A perfect example: I recently got a tattoo on my arm. (I won't go into the details, but it was a birthday present to myself.) I decided to get a Bible verse instead of just a design of some kind. My reason for doing this is so that if people see the tattoo and don't know what it means, they will ask me what the verse says, which may lead into further conversation. The verse I chose for my tattoo was Philippians 4:13, which is "I can do everything through him who gives me strength."

The irony here is this: I'm telling all my friends that the reason I got a tattoo that's "biblical" is so I can have the opportunity to share my faith. Is it possible, however, that I made this "great Christian decision" just so I can brag to people that I made that decision? Are you following me? I'd like to think that I did it for the right reason. But, did I?

I've heard it said before that the moment we realize we're being humble, we're not any more. So, I've now come to realize that we can't look at humility the way the world sees it. Instead, if we look at humility from a Godly perspective, it sounds something like this:

"Humility means understanding who God is and who we are in light of him."1

How does it feel to look at yourself from that point of view? When I first heard this definition of humility, it truly resonated with me. The apostle Peter gives great supporting content to this definition when he says:

But all of you, leaders and followers alike, are to be down to earth with each other, for God has had it with the proud, but takes delight in just plain people.

So be content with who you are, and don't put on airs. God's strong hand is on you; he'll promote you at the right time. Live carefree before God; he is most careful with you. (1 Peter 5:5-7, The Message) 2

Do you consider yourself "down to earth?" Would your friends describe you as "plain people?" Would your spouse say that you "put on airs" or that you live "carefree before God?" When we understand who God is and who we are in light of Him, it becomes more evident that we are nothing without Him! If we start to look at daily activities and situations from this perspective, it will change the way we think, act and speak.
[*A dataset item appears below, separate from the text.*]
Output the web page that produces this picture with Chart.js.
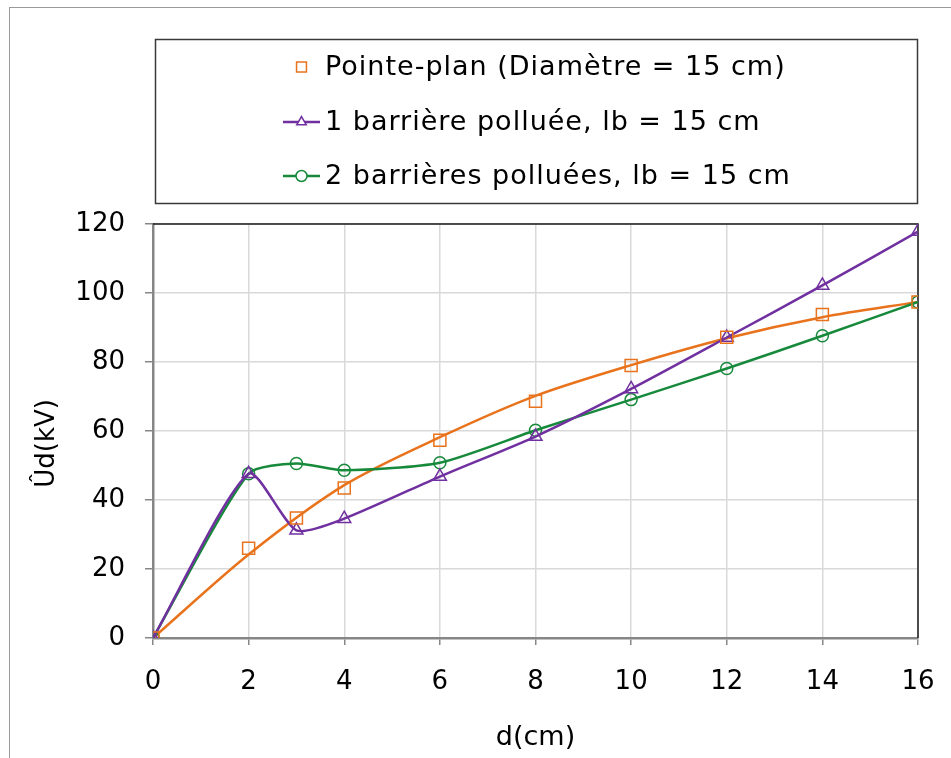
<!DOCTYPE html>
<html>
<head>
<meta charset="utf-8">
<script src="https://cdn.jsdelivr.net/npm/chart.js@4/dist/chart.umd.min.js"></script>
<style>
  html, body { margin: 0; padding: 0; background: #fff; }
  #wrap { position: relative; width: 951px; height: 758px; }
</style>
</head>
<body>
<div id="wrap"><canvas id="chart"></canvas></div>
<script>
// values
const dValues = [0, 2, 3, 4, 6, 8, 10, 12, 14, 16];
const pointePlan = [0, 26, 34.8, 43.5, 57.3, 68.6, 79, 87.2, 93.8, 97.4];
const barriere1 = [0, 47.6, 31.2, 34.6, 46.8, 58.4, 72.2, 87.1, 102.2, 117.8];
const barrieres2 = [0, 47.6, 50.6, 48.6, 50.8, 60.2, 69.1, 78.1, 87.6, 97.4];
// trend curve drawn through the Pointe-plan points
const trendD = [0, 2, 4, 6, 8, 10, 12, 14, 16];
const trendU = [0, 24.2, 44.3, 58.2, 70.2, 79.1, 86.9, 93, 97.4];
const xTicks = [0, 2, 4, 6, 8, 10, 12, 14, 16];
const yTicks = [0, 20, 40, 60, 80, 100, 120];

const labels = [
  'Pointe-plan (Diamètre = 15 cm)',
  '1 barrière polluée, lb = 15 cm',
  '2 barrières polluées, lb = 15 cm'
];

const ORANGE = '#E8731C';
const PURPLE = '#7030A0';
const GREEN = '#17893B';
const FONT = "'DejaVu Sans', Verdana, sans-serif";

const pts = (xs, ys) => xs.map((x, i) => ({ x: x, y: ys[i] }));

// outer frame, plot frame, and boxed legend
const framePlugin = {
  id: 'frame',
  beforeDraw(chart) {
    const c = chart.ctx;
    c.save();
    c.fillStyle = '#fff';
    c.fillRect(0, 0, chart.width, chart.height);
    c.strokeStyle = '#9a9a9a';
    c.lineWidth = 1;
    c.strokeRect(9.5, 7.5, 1000, 1000);
    c.restore();
  },
  beforeDatasetsDraw(chart) {
    const a = chart.chartArea, c = chart.ctx;
    c.save();
    c.strokeStyle = '#1a1a1a';
    c.lineWidth = 1.5;
    c.beginPath();
    c.moveTo(a.left, a.top);
    c.lineTo(a.right, a.top);
    c.lineTo(a.right, a.bottom);
    c.stroke();
    c.restore();
  },
  afterDraw(chart) {
    const c = chart.ctx;
    c.save();
    c.strokeStyle = '#3a3a3a';
    c.lineWidth = 1.5;
    c.strokeRect(155.5, 39.5, 762, 164);
    const rows = [67, 122, 176];
    const x0 = 283, x1 = 320;
    c.font = '27px ' + FONT;
    c.letterSpacing = '1px';
    c.textBaseline = 'middle';
    c.textAlign = 'left';
    for (let i = 0; i < 3; i++) {
      const ds = chart.data.datasets[i];
      const y = rows[i];
      if (ds.showLine !== false) {
        c.strokeStyle = ds.borderColor;
        c.lineWidth = 2.5;
        c.beginPath();
        c.moveTo(x0, y);
        c.lineTo(x1, y);
        c.stroke();
      }
      c.strokeStyle = ds.pointBorderColor;
      c.fillStyle = '#fff';
      c.lineWidth = 1.5;
      Chart.helpers.drawPoint(c, { pointStyle: ds.pointStyle, radius: ds.pointStyle === 'rect' ? 7 : 5.5, borderWidth: 1.5 }, (x0 + x1) / 2, y);
      c.fillStyle = '#000';
      c.fillText(ds.label, 325, y + 1);
    }
    c.letterSpacing = '0px';
    c.restore();
  }
};

new Chart(document.getElementById('chart'), {
  type: 'line',
  data: {
    datasets: [
      {
        label: labels[0],
        data: pts(dValues, pointePlan),
        showLine: false,
        pointStyle: 'rect',
        pointRadius: 8.5,
        pointBorderColor: ORANGE,
        pointBackgroundColor: 'rgba(0,0,0,0)',
        pointBorderWidth: 1.5,
        borderColor: ORANGE
      },
      {
        label: labels[1],
        data: pts(dValues, barriere1),
        borderColor: PURPLE,
        borderWidth: 2.5,
        tension: 0.22,
        pointStyle: 'triangle',
        pointRadius: 7.5,
        pointBorderColor: PURPLE,
        pointBackgroundColor: 'rgba(0,0,0,0)',
        pointBorderWidth: 1.5
      },
      {
        label: labels[2],
        data: pts(dValues, barrieres2),
        borderColor: GREEN,
        borderWidth: 2.5,
        tension: 0.22,
        pointStyle: 'circle',
        pointRadius: 6,
        pointBorderColor: GREEN,
        pointBackgroundColor: 'rgba(0,0,0,0)',
        pointBorderWidth: 1.5
      },
      {
        label: 'trend',
        data: pts(trendD, trendU),
        borderColor: ORANGE,
        borderWidth: 2.5,
        tension: 0.3,
        pointRadius: 0
      }
    ]
  },
  options: {
    responsive: true,
    maintainAspectRatio: false,
    animation: false,
    layout: { padding: { top: 224, right: 33, left: 0, bottom: 0 } },
    plugins: {
      legend: { display: false },
      tooltip: { enabled: false }
    },
    scales: {
      x: {
        type: 'linear',
        min: 0,
        max: 16,
        afterBuildTicks: s => { s.ticks = xTicks.map(v => ({ value: v })); },
        afterFit: s => { s.height = 120; },
        ticks: { color: '#000', font: { family: FONT, size: 26, lineHeight: 2.0 }, padding: 11 },
        grid: { color: '#d9d9d9', lineWidth: 1.5, tickLength: 7, tickColor: '#868686' },
        border: { color: '#868686', width: 2.5 },
        title: { display: true, text: 'd(cm)', color: '#000', font: { family: FONT, size: 27 }, padding: { top: 0, bottom: 4 } }
      },
      y: {
        min: 0,
        max: 120,
        afterBuildTicks: s => { s.ticks = yTicks.map(v => ({ value: v })); },
        afterFit: s => { s.width = 153; },
        ticks: { color: '#000', font: { family: FONT, size: 26 }, padding: 20 },
        grid: { color: '#d9d9d9', lineWidth: 1.5, tickLength: 8, tickColor: '#868686' },
        border: { color: '#868686', width: 2.5 },
        title: { display: true, text: 'Ûd(kV)   ', color: '#000', font: { family: FONT, size: 26 }, padding: { top: 32, bottom: 0 } }
      }
    }
  },
  plugins: [framePlugin]
});
</script>
</body>
</html>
John Ortberg, in The Life You've Always Wanted, says, "Humility has to do with submitted willingness. It involves a healthy self-forgetfulness." In marriage, that is key! "Self-forgetfulness" is quite possibly the most valuable word in marriage. And, at the same time, it is indeed one of the most difficult to implement. But, when a marriage consists of a husband and wife whose ultimate goal is to do whatever it takes to please God and please the other person, that marriage will succeed.

Christ, who was the only one with every right to be arrogant and prideful, chose to humble Himself:

Your attitude should be the same as that of Christ Jesus: Who, being in very nature God, did not consider equality with God something to be grasped, but made himself nothing, taking the very nature of a servant, being made in human likeness. And being found in appearance as a man, he humbled himself and became obedient to death – even death on a cross! (Phil. 2:5-8, NIV)

Jesus Christ has set the perfect example for us to follow – in life and in marriage. Becoming more like Christ in your marriage will not happen overnight. It will take persistence. It will take perseverance. It will take flexibility. And, most of all, it will take love: a love that shows your spouse that you are more concerned with his or her needs and desires than your own; a love that serves without an attitude; a love that forgives unconditionally.

And in the end, that kind of love will have revealed a glimpse of Jesus to your spouse. They will have seen Jesus in you.

1Heim, Toben & Joanne. Community. Colorado Springs: Nav Press, 2001.
2Ortberg, John. The Life You've Always Wanted. Grand Rapids: Zondervan, 1997, 2002.